Our satellite-based spatially explicit deforestation model predicts that 1313 km2 of forest would be saved from deforestation by 2030, while forest cover present in 2006 would shrink by 22% (7913 km2) across landscapes outside PAs if RED were only to be implemented in the upland PA. Meanwhile, orangutan habitat would reduce by 16% (1137 km2), resulting in the conservative loss of 1384 orangutans, or 25% of the current total population with or without RED intervention. By contrast, an estimated 7824 km2 of forest could be saved from deforestation, with maximum benefit for orangutan conservation, if RED were to be implemented across all remaining forest landscapes outside PAs. Here, RED payments would compensate land users for their opportunity costs in not converting unprotected forests into oil palm, while the construction of new roads to service the marketing of oil palm would be halted.

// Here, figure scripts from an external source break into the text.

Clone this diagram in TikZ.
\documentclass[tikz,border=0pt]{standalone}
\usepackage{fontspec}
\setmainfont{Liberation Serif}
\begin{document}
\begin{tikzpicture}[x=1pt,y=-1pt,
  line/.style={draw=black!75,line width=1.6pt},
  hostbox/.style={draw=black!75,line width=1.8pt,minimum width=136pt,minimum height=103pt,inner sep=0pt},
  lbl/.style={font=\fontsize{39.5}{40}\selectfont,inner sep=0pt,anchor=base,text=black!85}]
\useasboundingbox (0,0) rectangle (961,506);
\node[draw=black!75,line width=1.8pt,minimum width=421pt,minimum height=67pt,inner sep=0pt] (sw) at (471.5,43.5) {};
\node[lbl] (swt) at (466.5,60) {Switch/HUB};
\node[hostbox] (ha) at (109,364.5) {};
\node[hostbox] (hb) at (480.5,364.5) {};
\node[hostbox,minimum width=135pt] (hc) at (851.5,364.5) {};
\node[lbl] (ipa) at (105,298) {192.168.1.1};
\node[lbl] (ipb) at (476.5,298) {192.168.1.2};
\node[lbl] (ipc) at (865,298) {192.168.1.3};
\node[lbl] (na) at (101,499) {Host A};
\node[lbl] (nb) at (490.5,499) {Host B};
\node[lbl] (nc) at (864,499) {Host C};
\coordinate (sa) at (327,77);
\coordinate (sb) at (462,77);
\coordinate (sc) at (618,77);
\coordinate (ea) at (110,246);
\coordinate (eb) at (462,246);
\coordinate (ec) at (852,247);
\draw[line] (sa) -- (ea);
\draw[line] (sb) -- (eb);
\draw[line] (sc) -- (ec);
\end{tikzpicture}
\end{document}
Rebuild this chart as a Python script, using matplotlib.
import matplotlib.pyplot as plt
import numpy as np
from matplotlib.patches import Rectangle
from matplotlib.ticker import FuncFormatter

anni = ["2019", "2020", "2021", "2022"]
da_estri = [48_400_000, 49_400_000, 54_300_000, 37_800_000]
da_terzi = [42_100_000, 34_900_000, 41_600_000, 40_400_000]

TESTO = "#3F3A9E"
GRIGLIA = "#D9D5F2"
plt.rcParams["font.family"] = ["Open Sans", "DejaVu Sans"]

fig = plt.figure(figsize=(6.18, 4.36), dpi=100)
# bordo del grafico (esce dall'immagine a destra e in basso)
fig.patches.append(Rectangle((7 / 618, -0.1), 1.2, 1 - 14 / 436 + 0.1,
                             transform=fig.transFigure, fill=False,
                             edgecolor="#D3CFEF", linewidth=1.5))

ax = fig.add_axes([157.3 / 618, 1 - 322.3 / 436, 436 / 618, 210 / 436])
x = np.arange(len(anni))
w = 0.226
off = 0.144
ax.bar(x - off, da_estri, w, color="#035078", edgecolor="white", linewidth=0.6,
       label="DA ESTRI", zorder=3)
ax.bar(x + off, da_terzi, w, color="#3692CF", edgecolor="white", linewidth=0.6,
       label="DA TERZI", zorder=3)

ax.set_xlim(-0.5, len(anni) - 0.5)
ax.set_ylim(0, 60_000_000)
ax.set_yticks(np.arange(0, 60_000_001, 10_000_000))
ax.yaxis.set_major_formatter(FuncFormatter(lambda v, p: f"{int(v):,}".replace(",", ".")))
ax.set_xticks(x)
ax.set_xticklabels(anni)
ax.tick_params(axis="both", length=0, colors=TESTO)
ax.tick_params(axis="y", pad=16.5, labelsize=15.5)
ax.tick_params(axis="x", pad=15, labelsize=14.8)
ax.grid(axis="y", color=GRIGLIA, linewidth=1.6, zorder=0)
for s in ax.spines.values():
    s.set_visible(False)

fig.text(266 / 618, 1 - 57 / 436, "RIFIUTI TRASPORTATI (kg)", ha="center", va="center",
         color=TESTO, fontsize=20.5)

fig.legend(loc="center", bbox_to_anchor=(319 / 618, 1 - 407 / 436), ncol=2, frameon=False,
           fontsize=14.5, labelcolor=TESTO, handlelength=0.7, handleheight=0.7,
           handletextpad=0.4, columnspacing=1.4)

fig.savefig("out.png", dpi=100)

Our predictions suggest that Indonesia's first RED initiative in an upland PA may not significantly reduce deforestation in northern Sumatra and would have little impact on orangutan conservation because a large amount of forest inside the project area is protected de facto by being inaccessible, while lowland forests will remain exposed to the combined expansion of high-revenue plantations and road networks. In contrast, RED would be more effective in terms of its conservation impact if payments were extended to all remaining carbon-rich tropical forests, including lowland peat swamp forests, the preferred habitat for dense populations of orangutans, and if the construction of new roads was halted.